◆ Code that draws figures
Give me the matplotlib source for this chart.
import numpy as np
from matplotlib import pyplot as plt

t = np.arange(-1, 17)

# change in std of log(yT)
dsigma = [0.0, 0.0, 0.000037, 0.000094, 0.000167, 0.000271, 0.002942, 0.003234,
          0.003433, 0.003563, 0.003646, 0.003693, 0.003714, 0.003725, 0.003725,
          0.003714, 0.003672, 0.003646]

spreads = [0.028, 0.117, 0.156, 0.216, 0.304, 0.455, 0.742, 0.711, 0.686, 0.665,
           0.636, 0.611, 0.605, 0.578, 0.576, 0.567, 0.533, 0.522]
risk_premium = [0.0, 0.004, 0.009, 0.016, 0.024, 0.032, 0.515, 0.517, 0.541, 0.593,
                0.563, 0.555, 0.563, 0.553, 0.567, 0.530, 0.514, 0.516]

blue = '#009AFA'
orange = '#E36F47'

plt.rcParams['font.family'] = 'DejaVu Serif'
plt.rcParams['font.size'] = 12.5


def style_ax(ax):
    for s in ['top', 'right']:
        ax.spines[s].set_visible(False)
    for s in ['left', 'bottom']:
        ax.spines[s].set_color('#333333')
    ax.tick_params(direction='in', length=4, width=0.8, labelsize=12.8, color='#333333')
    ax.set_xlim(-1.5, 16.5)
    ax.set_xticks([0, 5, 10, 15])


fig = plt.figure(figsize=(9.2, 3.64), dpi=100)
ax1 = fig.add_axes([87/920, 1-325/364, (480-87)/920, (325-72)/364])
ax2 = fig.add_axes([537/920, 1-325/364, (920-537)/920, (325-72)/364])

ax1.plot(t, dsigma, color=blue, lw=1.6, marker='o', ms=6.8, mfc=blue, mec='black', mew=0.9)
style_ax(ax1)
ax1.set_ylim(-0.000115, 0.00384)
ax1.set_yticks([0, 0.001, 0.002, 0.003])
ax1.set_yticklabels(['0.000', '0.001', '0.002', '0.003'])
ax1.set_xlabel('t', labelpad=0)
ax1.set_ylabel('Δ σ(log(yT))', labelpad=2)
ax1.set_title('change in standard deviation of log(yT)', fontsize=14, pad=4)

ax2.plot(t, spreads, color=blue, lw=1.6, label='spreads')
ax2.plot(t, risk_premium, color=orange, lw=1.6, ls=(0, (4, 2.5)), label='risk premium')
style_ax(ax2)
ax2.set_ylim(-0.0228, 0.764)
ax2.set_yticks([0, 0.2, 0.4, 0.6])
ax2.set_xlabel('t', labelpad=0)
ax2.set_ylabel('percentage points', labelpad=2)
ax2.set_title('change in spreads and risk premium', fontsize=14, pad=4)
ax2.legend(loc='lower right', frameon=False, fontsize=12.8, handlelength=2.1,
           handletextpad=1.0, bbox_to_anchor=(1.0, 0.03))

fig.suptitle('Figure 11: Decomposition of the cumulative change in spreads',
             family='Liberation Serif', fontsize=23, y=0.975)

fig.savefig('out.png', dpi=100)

==

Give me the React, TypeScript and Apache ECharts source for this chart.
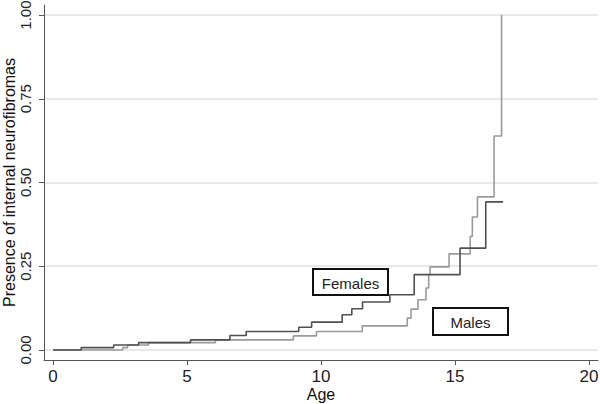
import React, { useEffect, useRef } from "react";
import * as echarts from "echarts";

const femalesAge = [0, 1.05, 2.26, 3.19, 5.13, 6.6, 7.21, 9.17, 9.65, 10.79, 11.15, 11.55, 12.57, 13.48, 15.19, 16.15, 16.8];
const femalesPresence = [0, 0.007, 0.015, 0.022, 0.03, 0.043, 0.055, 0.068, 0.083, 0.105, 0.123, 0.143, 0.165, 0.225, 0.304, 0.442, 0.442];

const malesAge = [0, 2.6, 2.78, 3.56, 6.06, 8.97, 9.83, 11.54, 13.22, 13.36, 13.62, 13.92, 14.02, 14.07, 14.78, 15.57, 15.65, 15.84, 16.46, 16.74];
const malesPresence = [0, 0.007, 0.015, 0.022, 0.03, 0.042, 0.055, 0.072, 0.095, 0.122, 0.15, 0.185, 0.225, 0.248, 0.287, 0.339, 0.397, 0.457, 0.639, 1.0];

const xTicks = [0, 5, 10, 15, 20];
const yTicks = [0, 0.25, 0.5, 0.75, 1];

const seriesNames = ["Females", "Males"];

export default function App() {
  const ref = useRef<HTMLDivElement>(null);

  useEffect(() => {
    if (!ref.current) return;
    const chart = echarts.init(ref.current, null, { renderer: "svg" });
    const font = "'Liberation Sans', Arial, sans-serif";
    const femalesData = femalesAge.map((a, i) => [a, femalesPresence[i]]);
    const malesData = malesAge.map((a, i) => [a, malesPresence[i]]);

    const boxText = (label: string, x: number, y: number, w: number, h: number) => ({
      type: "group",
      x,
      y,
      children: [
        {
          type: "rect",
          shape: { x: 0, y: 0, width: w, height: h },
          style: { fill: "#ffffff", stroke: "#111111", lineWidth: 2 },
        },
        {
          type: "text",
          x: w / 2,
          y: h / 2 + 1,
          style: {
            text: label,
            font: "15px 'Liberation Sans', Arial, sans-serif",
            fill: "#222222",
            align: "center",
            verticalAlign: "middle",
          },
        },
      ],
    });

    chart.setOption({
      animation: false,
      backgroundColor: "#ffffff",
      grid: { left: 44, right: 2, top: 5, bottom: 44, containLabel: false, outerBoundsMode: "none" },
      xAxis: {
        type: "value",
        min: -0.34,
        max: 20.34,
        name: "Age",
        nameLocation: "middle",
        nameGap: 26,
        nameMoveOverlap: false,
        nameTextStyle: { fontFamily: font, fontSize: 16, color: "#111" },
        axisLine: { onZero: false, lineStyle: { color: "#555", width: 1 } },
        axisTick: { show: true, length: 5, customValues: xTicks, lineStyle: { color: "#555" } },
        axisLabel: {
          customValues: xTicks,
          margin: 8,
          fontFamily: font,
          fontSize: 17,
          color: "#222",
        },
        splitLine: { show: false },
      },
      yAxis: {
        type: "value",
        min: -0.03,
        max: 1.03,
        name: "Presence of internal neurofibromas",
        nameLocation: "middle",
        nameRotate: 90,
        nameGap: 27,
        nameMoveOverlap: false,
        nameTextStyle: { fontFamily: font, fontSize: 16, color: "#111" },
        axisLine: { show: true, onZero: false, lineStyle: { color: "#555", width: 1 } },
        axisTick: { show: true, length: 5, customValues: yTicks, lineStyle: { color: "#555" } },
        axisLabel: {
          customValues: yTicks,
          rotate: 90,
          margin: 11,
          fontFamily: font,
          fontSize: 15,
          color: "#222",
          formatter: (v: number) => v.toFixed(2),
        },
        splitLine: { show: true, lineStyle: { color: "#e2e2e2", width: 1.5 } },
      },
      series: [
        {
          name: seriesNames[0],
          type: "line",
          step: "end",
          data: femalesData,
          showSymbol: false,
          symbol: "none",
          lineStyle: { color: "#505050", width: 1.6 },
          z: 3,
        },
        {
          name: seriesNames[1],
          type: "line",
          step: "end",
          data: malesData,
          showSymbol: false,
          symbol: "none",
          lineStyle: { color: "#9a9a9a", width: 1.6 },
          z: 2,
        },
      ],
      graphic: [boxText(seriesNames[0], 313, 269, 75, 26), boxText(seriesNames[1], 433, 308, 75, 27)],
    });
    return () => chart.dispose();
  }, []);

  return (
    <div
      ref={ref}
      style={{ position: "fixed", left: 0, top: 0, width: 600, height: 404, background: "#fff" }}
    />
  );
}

---

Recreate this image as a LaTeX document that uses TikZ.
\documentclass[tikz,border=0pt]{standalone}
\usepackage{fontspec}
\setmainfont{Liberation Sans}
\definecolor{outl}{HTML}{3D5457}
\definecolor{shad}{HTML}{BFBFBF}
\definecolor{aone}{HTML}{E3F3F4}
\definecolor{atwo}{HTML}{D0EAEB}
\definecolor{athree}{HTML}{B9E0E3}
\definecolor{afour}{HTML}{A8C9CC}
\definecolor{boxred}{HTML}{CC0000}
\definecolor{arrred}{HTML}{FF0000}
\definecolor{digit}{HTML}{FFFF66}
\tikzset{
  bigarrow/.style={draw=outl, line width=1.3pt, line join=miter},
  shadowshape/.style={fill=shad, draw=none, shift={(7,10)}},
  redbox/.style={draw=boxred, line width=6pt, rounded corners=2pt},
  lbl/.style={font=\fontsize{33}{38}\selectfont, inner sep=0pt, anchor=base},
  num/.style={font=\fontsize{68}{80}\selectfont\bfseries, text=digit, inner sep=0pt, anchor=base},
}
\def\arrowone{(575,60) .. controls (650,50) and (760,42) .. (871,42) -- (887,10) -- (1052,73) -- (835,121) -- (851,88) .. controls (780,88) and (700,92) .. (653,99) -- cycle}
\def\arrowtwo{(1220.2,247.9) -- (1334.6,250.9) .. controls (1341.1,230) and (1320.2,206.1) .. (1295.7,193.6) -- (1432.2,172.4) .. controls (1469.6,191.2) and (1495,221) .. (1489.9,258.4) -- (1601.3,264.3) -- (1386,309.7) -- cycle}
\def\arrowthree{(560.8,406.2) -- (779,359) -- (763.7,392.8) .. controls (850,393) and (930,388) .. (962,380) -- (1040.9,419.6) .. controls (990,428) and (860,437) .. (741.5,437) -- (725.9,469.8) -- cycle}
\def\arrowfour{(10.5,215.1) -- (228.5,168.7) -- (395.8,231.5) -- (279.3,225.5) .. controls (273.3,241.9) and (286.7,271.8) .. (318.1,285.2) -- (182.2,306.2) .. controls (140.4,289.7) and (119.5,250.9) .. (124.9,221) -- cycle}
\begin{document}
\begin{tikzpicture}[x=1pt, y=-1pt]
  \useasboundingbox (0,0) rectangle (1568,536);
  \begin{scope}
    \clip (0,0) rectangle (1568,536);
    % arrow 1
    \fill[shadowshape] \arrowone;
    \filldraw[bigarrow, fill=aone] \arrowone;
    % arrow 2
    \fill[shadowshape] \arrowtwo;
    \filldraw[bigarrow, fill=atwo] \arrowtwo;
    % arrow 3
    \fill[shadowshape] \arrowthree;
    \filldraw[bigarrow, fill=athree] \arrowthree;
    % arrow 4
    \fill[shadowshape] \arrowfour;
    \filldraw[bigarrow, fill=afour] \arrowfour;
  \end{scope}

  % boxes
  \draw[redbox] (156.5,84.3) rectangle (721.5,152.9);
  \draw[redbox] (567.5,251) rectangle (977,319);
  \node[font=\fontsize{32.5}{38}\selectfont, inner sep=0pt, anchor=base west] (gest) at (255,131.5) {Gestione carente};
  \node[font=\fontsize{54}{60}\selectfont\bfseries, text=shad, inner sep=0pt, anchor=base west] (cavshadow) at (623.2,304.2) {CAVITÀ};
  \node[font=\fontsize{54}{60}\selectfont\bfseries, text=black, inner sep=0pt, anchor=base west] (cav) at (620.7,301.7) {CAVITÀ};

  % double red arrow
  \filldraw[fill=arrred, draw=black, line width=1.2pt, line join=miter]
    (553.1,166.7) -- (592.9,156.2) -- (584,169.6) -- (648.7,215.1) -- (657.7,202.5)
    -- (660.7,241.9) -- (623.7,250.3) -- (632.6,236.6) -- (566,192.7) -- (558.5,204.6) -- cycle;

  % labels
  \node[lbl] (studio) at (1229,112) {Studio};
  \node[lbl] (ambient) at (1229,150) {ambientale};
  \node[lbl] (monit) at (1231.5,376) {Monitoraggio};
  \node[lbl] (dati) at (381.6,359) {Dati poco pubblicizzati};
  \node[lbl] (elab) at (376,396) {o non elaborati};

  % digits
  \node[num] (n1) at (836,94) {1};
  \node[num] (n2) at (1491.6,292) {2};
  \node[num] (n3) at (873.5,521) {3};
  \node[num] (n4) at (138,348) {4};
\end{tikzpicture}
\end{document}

◆ Problem requirements
Start at the line containing "Give me the React, TypeScript" and stop at the line containing "const ref = useRef<HTMLDivElement>(null);"; transcribe those lines exactly, skipping pictures.

◆ Written response
Give me the React, TypeScript and Apache ECharts source for this chart.
import React, { useEffect, useRef } from "react";
import * as echarts from "echarts";

const femalesAge = [0, 1.05, 2.26, 3.19, 5.13, 6.6, 7.21, 9.17, 9.65, 10.79, 11.15, 11.55, 12.57, 13.48, 15.19, 16.15, 16.8];
const femalesPresence = [0, 0.007, 0.015, 0.022, 0.03, 0.043, 0.055, 0.068, 0.083, 0.105, 0.123, 0.143, 0.165, 0.225, 0.304, 0.442, 0.442];

const malesAge = [0, 2.6, 2.78, 3.56, 6.06, 8.97, 9.83, 11.54, 13.22, 13.36, 13.62, 13.92, 14.02, 14.07, 14.78, 15.57, 15.65, 15.84, 16.46, 16.74];
const malesPresence = [0, 0.007, 0.015, 0.022, 0.03, 0.042, 0.055, 0.072, 0.095, 0.122, 0.15, 0.185, 0.225, 0.248, 0.287, 0.339, 0.397, 0.457, 0.639, 1.0];

const xTicks = [0, 5, 10, 15, 20];
const yTicks = [0, 0.25, 0.5, 0.75, 1];

const seriesNames = ["Females", "Males"];

export default function App() {
  const ref = useRef<HTMLDivElement>(null);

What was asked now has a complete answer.